La mayoría de los delegados, por lo tanto, llevó a cabo una acción bastante taimada aquel 1931. Por mantener su pureza revolucionaria y no enfrentarse al reproche o auto reproche de haber traicionado sus esencias anarquistas, muchos permanecieron callados, sin definirse, en el momento de discutir el colaboracionismo. Pero, sin embargo, en el ámbito organizativo, una aplastante mayoría (tres de cada cuatro delegados, aproximadamente) apoyó un cambio organizativo que sabía que homeopatizaría el poder de los faístas, y sin embargo potenciaría el de los que podemos llamar, con mucho miedo como en el mus, moderados.

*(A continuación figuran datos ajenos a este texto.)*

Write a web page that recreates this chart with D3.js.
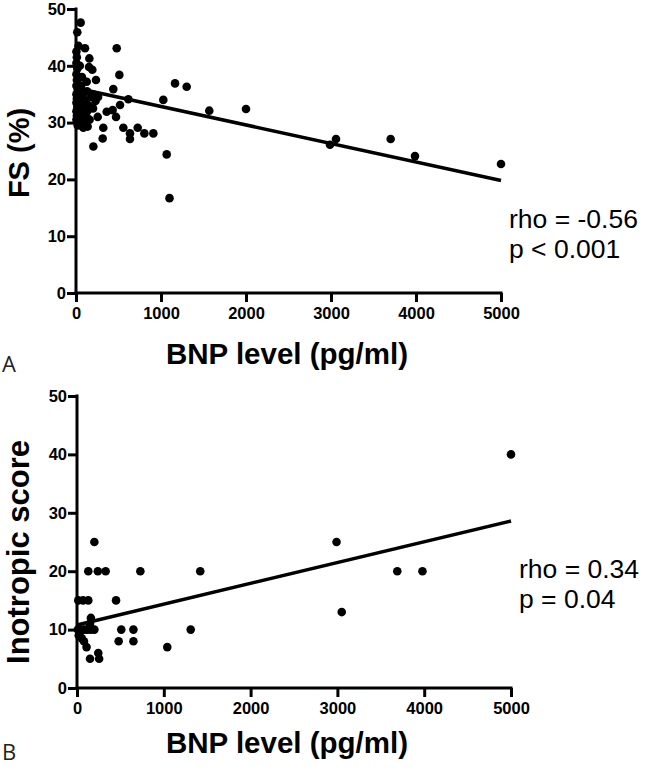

El Congreso anarquista terminó el 16 de junio. Exactamente un mes después, como respondiendo a las conclusiones, en la práctica, relativamente moderadas de aquella reunión teórica, algunos dirigentes de la CNT habrían de promover una escalada en los conflictos laborales de la República con la huelga de la Telefónica.
En tiempos de la Dictadura, el gobierno, muy influido en esto por las ideas del futuro malogrado José Calvo-Sotelo, otorgó una concesión perpetua de la Compañía Telefónica en beneficio de la American Telephone & Telegraph, que se suele conocer mejor con sus siglas AT&T. Aquella concesión fue escandalosa incluso para aquellos tiempos, puesto que, entre otras cosas, eximía a la compañía de pagarle impuestos a nadie (ni siquiera los ayuntamientos le podían gravar los postes de línea); siempre se habló, y de hecho fue una de las hablillas preferidas del año 1930 después de una tormentosa conferencia de Indalecio Prieto en el Ateneo, que el rey Alfonso había trincado bárcenasmente a cambio de aquella gabela aunque, que yo sepa, nunca se pudo demostrar (y la República bien que lo intentó). Así pues, by default, la hostilidad de los obreros hacia la Telefónica era muy elevada pues, como las eléctricas en el momento en que escribo esto, para las izquierdas la citada compañía era el epítome del capitalismo salvaje que iba a acabar con todos y hundir al mundo en la miseria (y, cien años después, sigue en lo mismo, aparentemente sin haberlo conseguido).